Since then Haslam has succeeded in alienating the fans, players and manager of the club, not to mention the local press. From the start he took action to ensure that the football club would break even, resulting in large increases in ticket prices, the playing staff being cut back to the bare minimum and administrative staff losing their jobs. He has made repeated promises either to build a new stadium or to redevelop Field Mill, none of which has yet come to fruition. The ground is currently one of the worst in the league, with only one stand to speak of, and holds only 4,500.

The club has had to borrow money from the PFA to pay players’ wages on more than one occasion. In April 1998 the players only secured their cheques by barricading Haslam’s car into the car park with their own vehicles.

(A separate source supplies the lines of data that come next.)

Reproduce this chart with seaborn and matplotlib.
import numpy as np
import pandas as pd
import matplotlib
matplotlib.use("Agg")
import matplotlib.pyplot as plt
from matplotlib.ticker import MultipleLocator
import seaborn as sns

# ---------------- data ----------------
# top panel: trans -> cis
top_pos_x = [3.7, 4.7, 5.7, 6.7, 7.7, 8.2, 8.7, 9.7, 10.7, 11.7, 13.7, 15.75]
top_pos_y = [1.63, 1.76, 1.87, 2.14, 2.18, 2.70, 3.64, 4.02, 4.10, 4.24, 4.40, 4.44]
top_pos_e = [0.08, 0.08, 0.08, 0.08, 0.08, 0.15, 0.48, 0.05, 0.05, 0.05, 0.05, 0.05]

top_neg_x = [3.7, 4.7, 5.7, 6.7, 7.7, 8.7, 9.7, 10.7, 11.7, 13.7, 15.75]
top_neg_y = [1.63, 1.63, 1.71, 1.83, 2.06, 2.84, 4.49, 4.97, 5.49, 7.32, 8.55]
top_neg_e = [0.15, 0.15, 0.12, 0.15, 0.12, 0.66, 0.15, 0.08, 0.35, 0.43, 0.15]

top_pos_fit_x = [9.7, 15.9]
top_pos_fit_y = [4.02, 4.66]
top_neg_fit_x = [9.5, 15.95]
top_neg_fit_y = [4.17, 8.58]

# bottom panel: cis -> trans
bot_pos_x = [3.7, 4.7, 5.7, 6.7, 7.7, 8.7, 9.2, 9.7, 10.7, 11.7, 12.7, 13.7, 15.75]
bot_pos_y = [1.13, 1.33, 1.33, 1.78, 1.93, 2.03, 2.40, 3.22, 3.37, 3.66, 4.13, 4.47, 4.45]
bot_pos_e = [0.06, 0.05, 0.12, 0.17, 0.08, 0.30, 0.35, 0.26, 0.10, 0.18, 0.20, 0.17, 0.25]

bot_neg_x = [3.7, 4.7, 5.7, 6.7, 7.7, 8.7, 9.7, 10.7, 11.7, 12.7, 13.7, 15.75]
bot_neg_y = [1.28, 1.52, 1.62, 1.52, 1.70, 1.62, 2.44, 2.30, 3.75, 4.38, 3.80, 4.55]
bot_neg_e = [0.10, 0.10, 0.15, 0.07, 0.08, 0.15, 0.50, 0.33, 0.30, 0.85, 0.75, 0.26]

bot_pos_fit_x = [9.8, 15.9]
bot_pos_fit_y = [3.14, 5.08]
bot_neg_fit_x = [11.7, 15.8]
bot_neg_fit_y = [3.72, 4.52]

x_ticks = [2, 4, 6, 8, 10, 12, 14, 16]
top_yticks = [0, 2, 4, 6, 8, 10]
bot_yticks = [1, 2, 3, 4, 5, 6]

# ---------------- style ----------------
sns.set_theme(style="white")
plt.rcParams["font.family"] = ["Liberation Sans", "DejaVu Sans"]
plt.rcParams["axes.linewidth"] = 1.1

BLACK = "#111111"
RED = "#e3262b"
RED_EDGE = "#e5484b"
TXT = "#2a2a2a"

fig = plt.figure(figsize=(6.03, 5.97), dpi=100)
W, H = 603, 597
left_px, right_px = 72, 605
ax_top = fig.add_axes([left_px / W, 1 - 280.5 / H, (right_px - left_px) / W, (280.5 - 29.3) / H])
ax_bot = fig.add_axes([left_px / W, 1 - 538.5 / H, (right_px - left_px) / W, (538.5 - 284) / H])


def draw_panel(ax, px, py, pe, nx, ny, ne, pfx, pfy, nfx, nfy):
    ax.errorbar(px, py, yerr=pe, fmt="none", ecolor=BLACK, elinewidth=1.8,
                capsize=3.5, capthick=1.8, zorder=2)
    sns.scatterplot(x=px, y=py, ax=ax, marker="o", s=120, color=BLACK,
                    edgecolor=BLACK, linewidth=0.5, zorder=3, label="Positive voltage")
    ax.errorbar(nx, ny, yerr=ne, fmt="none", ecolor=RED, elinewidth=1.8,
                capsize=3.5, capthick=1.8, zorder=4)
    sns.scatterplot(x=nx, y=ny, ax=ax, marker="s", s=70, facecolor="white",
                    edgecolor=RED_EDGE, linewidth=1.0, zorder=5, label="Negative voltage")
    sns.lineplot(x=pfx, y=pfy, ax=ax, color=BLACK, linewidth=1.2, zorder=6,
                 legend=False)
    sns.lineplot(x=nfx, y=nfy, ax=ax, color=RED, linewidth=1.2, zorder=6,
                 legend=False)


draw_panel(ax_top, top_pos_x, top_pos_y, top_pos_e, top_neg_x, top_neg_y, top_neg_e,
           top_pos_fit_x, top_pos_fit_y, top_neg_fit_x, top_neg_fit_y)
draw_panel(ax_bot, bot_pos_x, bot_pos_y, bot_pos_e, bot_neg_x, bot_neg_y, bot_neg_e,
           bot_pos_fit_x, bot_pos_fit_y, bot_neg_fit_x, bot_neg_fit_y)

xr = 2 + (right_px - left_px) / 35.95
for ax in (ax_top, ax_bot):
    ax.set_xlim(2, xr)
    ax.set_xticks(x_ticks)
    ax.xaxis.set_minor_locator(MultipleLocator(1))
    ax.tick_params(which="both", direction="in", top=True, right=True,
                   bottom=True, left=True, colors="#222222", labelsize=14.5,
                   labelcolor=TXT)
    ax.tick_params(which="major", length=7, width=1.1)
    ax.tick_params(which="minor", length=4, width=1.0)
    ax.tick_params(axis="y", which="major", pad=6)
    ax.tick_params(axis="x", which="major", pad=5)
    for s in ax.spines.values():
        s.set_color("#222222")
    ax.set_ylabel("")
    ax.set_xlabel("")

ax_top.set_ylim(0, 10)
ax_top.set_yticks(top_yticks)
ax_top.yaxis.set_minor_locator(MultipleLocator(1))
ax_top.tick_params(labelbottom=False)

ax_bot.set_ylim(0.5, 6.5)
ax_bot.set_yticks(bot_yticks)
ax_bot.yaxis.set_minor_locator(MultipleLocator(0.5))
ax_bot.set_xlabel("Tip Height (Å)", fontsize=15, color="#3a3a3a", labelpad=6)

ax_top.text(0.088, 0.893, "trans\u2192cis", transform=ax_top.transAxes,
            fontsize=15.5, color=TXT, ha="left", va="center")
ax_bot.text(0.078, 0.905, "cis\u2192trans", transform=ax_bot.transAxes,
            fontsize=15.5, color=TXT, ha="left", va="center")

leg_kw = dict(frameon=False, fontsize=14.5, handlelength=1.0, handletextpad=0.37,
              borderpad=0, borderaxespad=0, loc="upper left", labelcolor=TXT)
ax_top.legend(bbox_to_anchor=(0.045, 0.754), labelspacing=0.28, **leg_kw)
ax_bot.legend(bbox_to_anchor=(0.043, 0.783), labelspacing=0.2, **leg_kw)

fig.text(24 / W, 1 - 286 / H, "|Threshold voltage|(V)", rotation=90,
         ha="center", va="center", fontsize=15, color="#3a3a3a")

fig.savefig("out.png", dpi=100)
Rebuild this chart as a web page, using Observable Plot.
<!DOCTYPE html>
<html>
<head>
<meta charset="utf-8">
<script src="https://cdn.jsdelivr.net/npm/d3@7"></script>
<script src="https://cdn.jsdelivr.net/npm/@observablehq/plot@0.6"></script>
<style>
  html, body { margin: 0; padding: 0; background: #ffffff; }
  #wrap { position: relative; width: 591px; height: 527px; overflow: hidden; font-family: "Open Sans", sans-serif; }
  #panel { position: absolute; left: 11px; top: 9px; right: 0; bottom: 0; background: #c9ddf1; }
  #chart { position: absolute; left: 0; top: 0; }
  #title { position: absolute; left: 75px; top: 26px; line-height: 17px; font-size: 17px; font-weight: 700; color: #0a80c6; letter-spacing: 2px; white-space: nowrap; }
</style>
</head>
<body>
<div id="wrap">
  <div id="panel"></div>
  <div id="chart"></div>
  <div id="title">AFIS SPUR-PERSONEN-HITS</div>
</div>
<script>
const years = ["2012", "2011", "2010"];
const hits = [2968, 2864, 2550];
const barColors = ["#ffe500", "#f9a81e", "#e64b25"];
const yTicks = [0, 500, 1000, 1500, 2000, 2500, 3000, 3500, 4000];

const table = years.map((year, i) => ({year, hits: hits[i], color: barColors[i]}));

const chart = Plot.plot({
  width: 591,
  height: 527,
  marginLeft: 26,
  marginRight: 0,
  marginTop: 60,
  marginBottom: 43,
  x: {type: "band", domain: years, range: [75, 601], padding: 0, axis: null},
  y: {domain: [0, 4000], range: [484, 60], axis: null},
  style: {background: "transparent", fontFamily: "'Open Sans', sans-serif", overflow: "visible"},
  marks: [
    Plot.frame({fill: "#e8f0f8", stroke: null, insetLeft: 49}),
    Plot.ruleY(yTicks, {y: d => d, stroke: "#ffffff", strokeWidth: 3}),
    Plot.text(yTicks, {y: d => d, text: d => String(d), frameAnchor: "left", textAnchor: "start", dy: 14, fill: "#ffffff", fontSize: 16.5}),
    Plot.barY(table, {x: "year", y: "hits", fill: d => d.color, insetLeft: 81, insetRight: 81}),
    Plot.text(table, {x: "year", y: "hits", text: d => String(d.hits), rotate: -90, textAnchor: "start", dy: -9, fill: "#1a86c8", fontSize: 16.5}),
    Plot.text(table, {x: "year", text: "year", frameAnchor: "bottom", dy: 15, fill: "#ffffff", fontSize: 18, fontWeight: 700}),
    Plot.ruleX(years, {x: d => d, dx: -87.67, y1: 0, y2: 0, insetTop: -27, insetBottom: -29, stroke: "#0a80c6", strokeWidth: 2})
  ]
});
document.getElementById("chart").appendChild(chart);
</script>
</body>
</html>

Meanwhile Haslam himself has drawn an annual salary of £30,000 since changing the club’s articles of association in 1994 and has illegally borrowed more than £110,000 from the club (directors are not allowed to borrow more than £5,000 from their company).

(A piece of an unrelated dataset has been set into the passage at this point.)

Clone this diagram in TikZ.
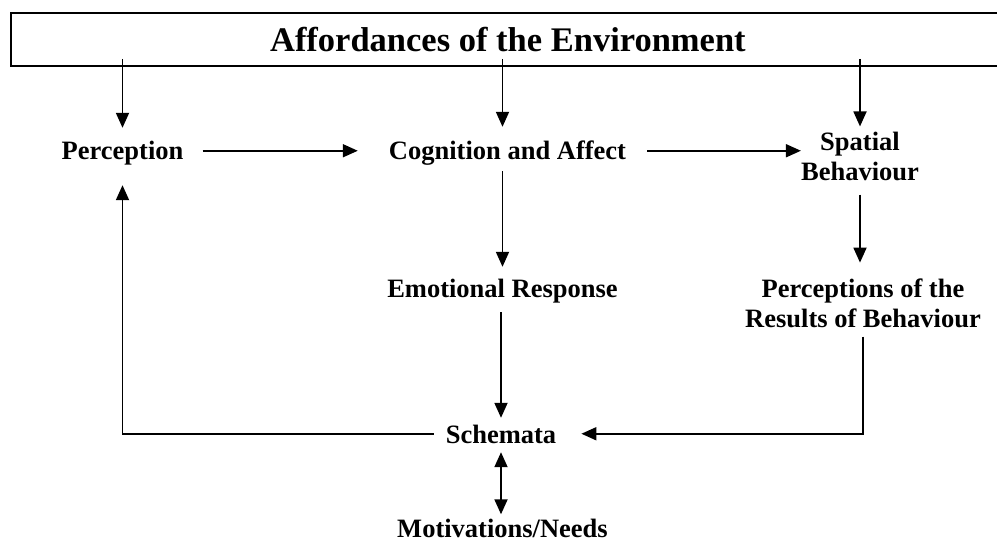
\documentclass[tikz,border=0pt]{standalone}
\usepackage{fontspec}
\setmainfont{Liberation Serif}
\usetikzlibrary{arrows.meta}

\tikzset{
  lbl/.style={font=\fontsize{26.5}{30}\selectfont\bfseries, inner sep=0pt,
              text height=18.5pt, text depth=0pt, anchor=base},
  lbl2/.style={font=\fontsize{26.5}{30}\selectfont\bfseries, inner sep=0pt,
              align=center},
  titlebox/.style={draw, line width=1.8pt, inner sep=0pt,
              minimum width=994pt, minimum height=53pt,
              font=\fontsize{34.5}{40}\selectfont\bfseries,
              text height=23.8pt, text depth=0pt},
  tip/.tip={Triangle[length=15pt,width=13pt]},
  arr/.style={line width=1.8pt, -tip},
  dblarr/.style={line width=1.8pt, tip-tip},
}

\begin{document}
\begin{tikzpicture}[x=1pt, y=-1pt]
  \clip (0,0) rectangle (997,543);
  \fill[white] (0,0) rectangle (997,543);

  % banner across the top
  \node[titlebox, anchor=north west] (title) at (10,12) {Affordances of the Environment};

  % labels
  \node[lbl] (perc)  at (122.5,160) {Perception};
  \node[lbl] (cog)   at (507.5,160) {Cognition and Affect};
  \node[lbl] (emo)   at (502.5,297) {Emotional Response};
  \node[lbl] (schem) at (501,443)   {Schemata};
  \node[lbl] (motiv) at (502.5,537) {Motivations/Needs};
  \node[lbl2] (spat) at (860,156)   {Spatial\\Behaviour};
  \node[lbl2] (res)  at (863,303)   {Perceptions of the\\Results of Behaviour};

  % arrows from the banner
  \draw[arr, shorten <=-8pt, shorten >=13.5pt] (title.south -| perc) -- (perc.north);
  \draw[arr, shorten <=-8pt, shorten >=14.5pt] (title.south -| emo) -- (cog.north -| emo);
  \draw[arr, shorten <=-8pt, shorten >=5pt] (title.south -| spat) -- (spat.north);

  % top row
  \draw[arr, shorten <=19pt, shorten >=31pt] (perc.east) -- (cog.west);
  \draw[arr, shorten <=21pt] (cog.east) -- (cog.east -| spat.west);

  % downward arrows
  \draw[arr, shorten <=11pt, shorten >=11.5pt] (cog.south -| emo) -- (emo.north);
  \draw[arr, shorten <=14pt, shorten >=15.7pt] (spat.south) -- (spat.south |- res.north);
  \draw[arr, shorten <=15pt, shorten >=6.5pt] (emo.south -| schem) -- (schem.north);

  % feedback paths
  \draw[arr, shorten <=9pt, shorten >=25pt] (res.south) -- (res.south |- schem.east) -- (schem.east);
  \draw[arr, shorten <=12pt, shorten >=25pt] (schem.west) -- (schem.west -| perc) -- (perc.south);

  % schemata and motivations
  \draw[dblarr, shorten <=9pt, shorten >=4pt] (schem.south) -- (schem.south |- motiv.north);
\end{tikzpicture}
\end{document}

The club has no shirt sponsor, the lottery has collapsed and the team has sunk to almost the worst position in its history as successive managers have been starved of resources. Steve Parkin, who miraculously took Mansfield to eighth place in the Third Division last season, despite operating under a transfer embargo for long periods, quit in the summer after “certain assurances” he had received from Haslam were not upheld.

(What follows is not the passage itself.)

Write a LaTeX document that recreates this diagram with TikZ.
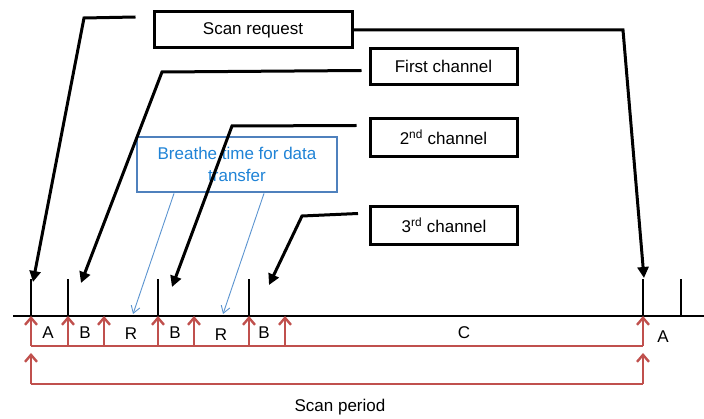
\documentclass[tikz,border=0pt]{standalone}
\usepackage{fontspec}
\setmainfont{Liberation Sans}
\usetikzlibrary{arrows.meta,positioning}
\definecolor{spanred}{RGB}{192,80,77}
\definecolor{boxblue}{RGB}{79,129,189}
\definecolor{noteblue}{RGB}{31,131,214}
\definecolor{leadblue}{RGB}{91,148,208}
\newcommand\lblfont{\fontsize{17}{22}\selectfont}
\tikzset{
    %Define style for boxes
    chanbox/.style={
           rectangle,
           draw=black, line width=3pt,
           minimum width=147pt,
           minimum height=36pt,
           font=\lblfont,
           text centered},
    notebox/.style={
           rectangle,
           draw=boxblue, line width=2.8pt,
           minimum width=200pt,
           minimum height=55pt,
           align=center,
           text=noteblue,
           font=\lblfont},
    lbl/.style={
           font=\lblfont,
           inner sep=0pt},
    % Define arrow styles
    pil/.style={
           -{Triangle[length=11pt,width=11pt]},
           line width=3pt},
    leadpil/.style={
           -{Straight Barb[length=7pt,width=9pt]},
           draw=leadblue, line width=0.9pt},
    spanpil/.style={
           -{Straight Barb[length=7pt,width=12pt]},
           draw=spanred, line width=2.4pt},
    tick/.style={line width=2.3pt}
}
\begin{document}
\begin{tikzpicture}[x=1pt,y=-1pt]
\useasboundingbox (0,0) rectangle (704,419);
 %nodes
\node[chanbox, minimum width=198pt](req) at (253,30){Scan request};
\node[chanbox](first) at (443.5,66.5){First channel};
\node[chanbox, minimum height=38pt](second) at (443.5,137.5){2\textsuperscript{nd} channel};
\node[chanbox, minimum height=38pt](third) at (444,225.5){3\textsuperscript{rd} channel};
\node[notebox](breathe) at (237,164.5){Breathe time for data\\transfer};
 %time line and ticks
\coordinate (start) at (13,316);
\coordinate (end) at (704,316);
\coordinate (top) at (0,279);
\coordinate (low) at (0,346);
\coordinate (p1) at (31,316);
\coordinate (p2) at (68,316);
\coordinate (p3) at (104,316);
\coordinate (p4) at (158,316);
\coordinate (p5) at (194,316);
\coordinate (p6) at (249,316);
\coordinate (p7) at (285,316);
\coordinate (p8) at (643,316);
\coordinate (p9) at (681,316);
\draw[tick] (start) -- (end);
\draw[tick] (p1) -- (p1 |- top);
\draw[tick] (p2) -- (p2 |- top);
\draw[tick] (p4) -- (p4 |- top);
\draw[tick] (p6) -- (p6 |- top);
\draw[tick] (p8) -- (p8 |- top);
\draw[tick] (p9) -- (p9 |- top);
 %arrow tips
\coordinate (a1) at (33,282);
\coordinate (a2) at (81,283);
\coordinate (a3) at (172,287);
\coordinate (a4) at (269,285);
\coordinate (a5) at (644,278);
\coordinate (b1) at (133,314);
\coordinate (b2) at (223,314);
 %connectors
\draw[pil] ([xshift=-17pt,yshift=13pt]req.west) -- (84,18) -- (a1);
\draw[pil] (req.east) -- (623,30) -- (a5);
\draw[pil] ([xshift=-7pt,yshift=-4pt]first.west) -- (162,72) -- (a2);
\draw[pil] ([xshift=-12pt,yshift=12pt]second.west) -- (232,126) -- (a3);
\draw[pil] ([xshift=-11pt,yshift=12pt]third.west) -- (302,216) -- (a4);
\draw[leadpil] (breathe.south -| 174,0) -- (b1);
\draw[leadpil] (breathe.south -| 264,0) -- (b2);
 %spans
\draw[draw=spanred, line width=2.4pt] (p1 |- low) -- (p8 |- low);
\draw[spanpil] (p1 |- low) -- (p1);
\draw[spanpil] (p2 |- low) -- (p2);
\draw[spanpil] (p3 |- low) -- (p3);
\draw[spanpil] (p4 |- low) -- (p4);
\draw[spanpil] (p5 |- low) -- (p5);
\draw[spanpil] (p6 |- low) -- (p6);
\draw[spanpil] (p7 |- low) -- (p7);
\draw[spanpil] (p8 |- low) -- (p8);
\draw[draw=spanred, line width=2.4pt] (31,384) -- (643,384);
\draw[spanpil] (643,384) -- (643,353);
\draw[spanpil] (31,384) -- (31,353);
 %labels
\node[lbl](lA1) at (48,333){A};
\node[lbl](lB1) at (85,333){B};
\node[lbl](lR1) at (131,334){R};
\node[lbl](lB2) at (175,333){B};
\node[lbl](lR2) at (221,335){R};
\node[lbl](lB3) at (264,333){B};
\node[lbl](lC) at (464,333){C};
\node[lbl](lA2) at (663,337){A};
\node[lbl](period) at (340,407){Scan period};
\end{tikzpicture}
\end{document}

As a result of this embarrassing decline, a group of Stags fans felt they could no longer sit back and watch the club being destroyed and formed TEAM Mansfield Ltd in August. They took the view that Keith Haslam was interested only in making as much money as possible for as long as possible from Mansfield Town. More unusually, they set about securing for themselves the professional, financial, marketing and legal management – not to mention the goodwill of the community – the club needs if it is to prosper.

TEAM Mansfield encourages its members to invest in a trust fund in order to build a financial base to purchase the majority shareholding in Mansfield Town. Each member is to be restricted to 1,000 voting shares ensuring that no individual can control the club.

Already membership has grown to over 600 and the fans group has established fruitful links with the local paper, business, the local council and many individuals with the requisite skills both to run a campaign and to plan for the future of the club.

They envisage an elected community management board, with a professional chief executive to run the club on a day to day basis. The main problem is that Haslam is not willing to sell the club for anything less than “a Lottery win”, although the fans are not ruling out a dialogue with him.

There is no guarantee that Haslam will leave soon, or that he will sell to TEAM Mansfield. However, the fans have developed a professional organisation with a structure and a business plan that could be adopted immediately if the club was to go into receivership, learning the lessons from Bournemouth and Chester in particular.

If Haslam does hang on, the contacts TEAM Mansfield has made with business mean that in the longer term they should be able to make him an offer he cannot refuse. The challenge will be to motivate the fan base for the long haul.